Год назад в СИЗО Биробиджана умер пианист, писатель и антивоенный активист Павел Кушнир. Ему было неполных сорок лет, из которых он менее года проработал солистом биробиджанской филармонии. До этого жил в Кургане, ещё раньше в Курске, а сразу по окончании московской консерватории — в Екатеринбурге. Родившийся в Тамбове в семье музыкантов и закончивший там музыкальное училище, Кушнир не был, как часто пишут в биографиях, представителем «музыкальной династии». В гробу он видал эти династии. Достаточно сказать, что его мать — музыковед Ирина Левина — давно не общалась с сыном и отказалась от экспертизы, которую предлагали инициировать правозащитники. Антивоенная позиция сына не была ей близка.
Кушнир написал несколько книг. Среди них — изданный в 2014 году в Дюссельдорфе и переизданный после его смерти роман-коллаж «Русская нарезка», романы «Ноэль» и «Девятнадцатая весна», которые ещё ждут публикации. Дневник, который Кушнир вёл с сентября по декабрь 2022 года и затем отправил своей берлинской подруге Ольге Шкрыгуновой, спустя два с половиной года увидел свет в книжной серии «Медузы». Впереди издание других текстов — с ними сейчас ведётся подготовительная работа. Кушнир при жизни не занимался продвижением своих литературных опытов. Он писал разным известным людям, не рассчитывая на выгоду и даже не надеясь на ответ — лишь с целью поддержать чью-то позицию. Он был принципиальным одиночкой, для которого было неприемлемо покорное молчание, с которым в норме относится к войне население России.
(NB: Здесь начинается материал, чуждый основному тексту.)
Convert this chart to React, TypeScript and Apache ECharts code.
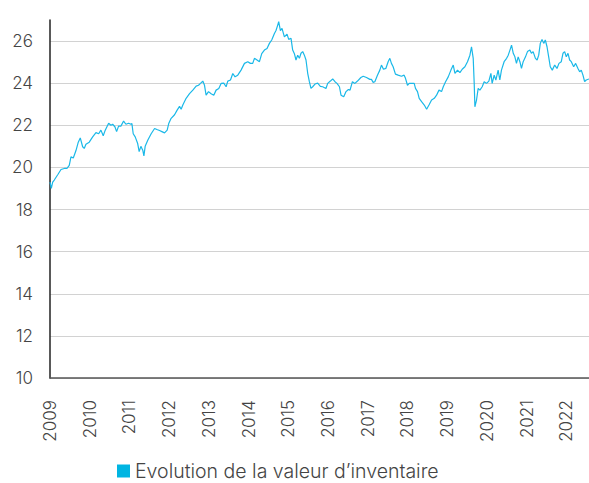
import React, { useEffect, useRef } from "react";
import * as echarts from "echarts";

const seriesName = "Evolution de la valeur d’inventaire";

const dates: number[] = [
  2009.0, 2009.033, 2009.068, 2009.108, 2009.194, 2009.277, 2009.36, 2009.427, 2009.485, 2009.528,
  2009.586, 2009.654, 2009.712, 2009.762, 2009.822, 2009.862, 2009.905, 2009.988, 2010.074, 2010.157,
  2010.225, 2010.282, 2010.34, 2010.391, 2010.476, 2010.534, 2010.577, 2010.634, 2010.677, 2010.727,
  2010.785, 2010.853, 2010.911, 2010.979, 2011.037, 2011.062, 2011.095, 2011.145, 2011.205, 2011.245,
  2011.288, 2011.338, 2011.364, 2011.396, 2011.464, 2011.547, 2011.633, 2011.691, 2011.758, 2011.816,
  2011.884, 2011.95, 2011.992, 2012.05, 2012.136, 2012.201, 2012.261, 2012.302, 2012.344, 2012.427,
  2012.513, 2012.596, 2012.679, 2012.739, 2012.789, 2012.847, 2012.89, 2012.93, 2012.991, 2013.056,
  2013.123, 2013.182, 2013.25, 2013.308, 2013.375, 2013.434, 2013.476, 2013.544, 2013.602, 2013.659,
  2013.727, 2013.81, 2013.896, 2013.979, 2014.046, 2014.104, 2014.147, 2014.212, 2014.273, 2014.331,
  2014.398, 2014.464, 2014.524, 2014.582, 2014.65, 2014.69, 2014.733, 2014.758, 2014.801, 2014.841,
  2014.901, 2014.967, 2015.01, 2015.068, 2015.11, 2015.153, 2015.193, 2015.236, 2015.279, 2015.319,
  2015.362, 2015.404, 2015.445, 2015.488, 2015.53, 2015.57, 2015.613, 2015.671, 2015.739, 2015.807,
  2015.865, 2015.948, 2015.991, 2016.059, 2016.117, 2016.175, 2016.225, 2016.287, 2016.327, 2016.395,
  2016.453, 2016.513, 2016.554, 2016.614, 2016.676, 2016.742, 2016.827, 2016.885, 2016.968, 2017.053,
  2017.093, 2017.136, 2017.178, 2017.244, 2017.304, 2017.345, 2017.395, 2017.455, 2017.513, 2017.556,
  2017.596, 2017.639, 2017.697, 2017.765, 2017.848, 2017.916, 2017.95, 2018.0, 2018.043, 2018.101,
  2018.169, 2018.202, 2018.252, 2018.295, 2018.355, 2018.423, 2018.482, 2018.541, 2018.607, 2018.675,
  2018.732, 2018.793, 2018.858, 2018.901, 2018.959, 2019.026, 2019.094, 2019.152, 2019.195, 2019.26,
  2019.32, 2019.378, 2019.446, 2019.511, 2019.572, 2019.612, 2019.655, 2019.68, 2019.697, 2019.738,
  2019.78, 2019.823, 2019.881, 2019.931, 2019.989, 2020.049, 2020.1, 2020.132, 2020.183, 2020.225,
  2020.282, 2020.325, 2020.366, 2020.433, 2020.496, 2020.537, 2020.58, 2020.62, 2020.663, 2020.704,
  2020.744, 2020.787, 2020.83, 2020.87, 2020.913, 2020.971, 2021.021, 2021.081, 2021.121, 2021.163,
  2021.221, 2021.264, 2021.304, 2021.344, 2021.387, 2021.43, 2021.47, 2021.513, 2021.555, 2021.595,
  2021.646, 2021.706, 2021.764, 2021.814, 2021.872, 2021.915, 2021.957, 2021.998, 2022.041, 2022.083,
  2022.124, 2022.184, 2022.234, 2022.292, 2022.335, 2022.375, 2022.418, 2022.46, 2022.5, 2022.57,
];

const values: number[] = [
  19.3, 19.0, 19.3, 19.4, 19.65, 19.9, 19.95, 19.95, 20.1, 20.5,
  20.45, 20.8, 21.2, 21.4, 20.98, 20.9, 21.1, 21.2, 21.45, 21.65,
  21.6, 21.77, 21.5, 21.77, 22.1, 22.0, 22.05, 21.93, 21.7, 21.96,
  21.96, 22.2, 22.05, 22.1, 22.05, 22.08, 21.6, 21.45, 21.15, 20.75,
  21.0, 20.8, 20.55, 21.0, 21.3, 21.6, 21.85, 21.8, 21.75, 21.7,
  21.64, 21.77, 22.1, 22.33, 22.5, 22.72, 22.9, 22.76, 22.96, 23.28,
  23.5, 23.67, 23.86, 23.9, 23.99, 24.1, 23.9, 23.43, 23.6, 23.5,
  23.43, 23.67, 23.75, 23.99, 24.0, 23.83, 24.1, 24.15, 24.46, 24.3,
  24.38, 24.62, 24.94, 25.02, 24.94, 24.94, 25.18, 25.1, 25.02, 25.4,
  25.57, 25.65, 25.89, 26.05, 26.36, 26.5, 26.76, 26.92, 26.5, 26.6,
  26.2, 26.33, 26.08, 26.13, 25.57, 25.4, 25.1, 25.33, 25.18, 25.42,
  25.5, 25.33, 25.1, 24.47, 24.07, 23.75, 23.83, 23.96, 24.0, 23.85,
  23.83, 23.75, 23.99, 24.1, 24.2, 24.07, 23.99, 23.83, 23.43, 23.35,
  23.6, 23.7, 23.67, 24.07, 23.99, 24.1, 24.27, 24.33, 24.27, 24.18,
  24.18, 24.04, 24.07, 24.38, 24.62, 24.86, 24.66, 24.7, 25.02, 25.18,
  24.94, 24.78, 24.43, 24.38, 24.33, 24.38, 24.23, 23.9, 23.99, 23.99,
  23.99, 23.75, 23.6, 23.28, 23.12, 22.96, 22.76, 22.96, 23.2, 23.28,
  23.43, 23.67, 23.6, 23.83, 24.07, 24.3, 24.62, 24.86, 24.47, 24.62,
  24.5, 24.66, 24.78, 25.02, 25.33, 25.73, 25.18, 23.99, 22.88, 23.2,
  23.75, 23.67, 23.83, 24.07, 23.99, 24.1, 24.47, 23.99, 24.38, 24.15,
  24.62, 24.15, 24.62, 25.02, 25.18, 25.33, 25.57, 25.81, 25.42, 25.25,
  24.94, 25.25, 25.02, 24.7, 25.02, 25.25, 25.5, 25.57, 25.42, 25.5,
  25.18, 25.1, 25.33, 25.89, 26.08, 25.89, 26.05, 25.73, 25.25, 24.78,
  24.62, 24.86, 24.7, 24.94, 25.02, 25.42, 25.5, 25.25, 25.42, 25.1,
  25.02, 24.78, 24.94, 24.7, 24.54, 24.62, 24.38, 24.07, 24.15, 24.2,
];

const yMin = 10;
const yMax = 27;
const yStep = 2;
const xMin = 2009;
const xMax = 2022.57;

const FONT = "Inter, 'Noto Sans', sans-serif";

export default function App() {
  const ref = useRef<HTMLDivElement>(null);
  useEffect(() => {
    if (!ref.current) return;
    const chart = echarts.init(ref.current, null, { renderer: "svg" });
    const data = dates.map((d, i) => [d, values[i]]);
    chart.setOption({
      animation: false,
      textStyle: { fontFamily: FONT },
      grid: { left: 50, right: 0, top: 20, bottom: 105, containLabel: false },
      legend: {
        data: [{ name: seriesName, icon: "rect" }],
        left: 117,
        top: 461,
        padding: 0,
        itemWidth: 13,
        itemHeight: 13,
        itemGap: 3,
        textStyle: { fontFamily: FONT, fontSize: 19.5, color: "#444", fontWeight: 300 },
      },
      xAxis: {
        type: "value",
        min: xMin,
        max: xMax,
        interval: 1,
        axisLine: { show: true, lineStyle: { color: "#555", width: 1.5 } },
        axisTick: { show: false },
        splitLine: { show: false },
        axisLabel: {
          rotate: 90,
          margin: 22,
          fontSize: 17,
          color: "#444",
          fontFamily: FONT,
          fontWeight: 300,
          showMaxLabel: false,
          formatter: (v: number) => String(Math.round(v)),
        },
      },
      yAxis: {
        type: "value",
        min: yMin,
        max: yMax,
        interval: yStep,
        axisLine: { show: true, lineStyle: { color: "#222", width: 1.5 } },
        axisTick: { show: false },
        splitLine: { show: true, showMaxLine: false, lineStyle: { color: "#d2d2d2", width: 1 } },
        axisLabel: {
          margin: 17,
          fontSize: 17,
          color: "#444",
          fontFamily: FONT,
          fontWeight: 300,
          showMaxLabel: false,
        },
      },
      series: [
        {
          name: seriesName,
          type: "line",
          data,
          showSymbol: false,
          symbol: "none",
          itemStyle: { color: "#00b5e2" },
          lineStyle: { color: "#1ab8e8", width: 1.2 },
        },
      ],
    });
    return () => chart.dispose();
  }, []);
  return (
    <div
      ref={ref}
      style={{ position: "absolute", left: 0, top: 0, width: 589, height: 483 }}
    />
  );
}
Ян Левченко задал несколько вопросов редактору и комментатору «Биробиджанского дневника» Дмитрию Волчеку. Выход этого интервью приурочен к одной из наиболее знаменательных и печальных годовщин новейшей истории России, которая теперь отсчитывается от преступной войны, которую она продолжает вести, не считаясь ни с чем.
— Почему вы занялись этой книгой и почему этой книгой занялись именно вы?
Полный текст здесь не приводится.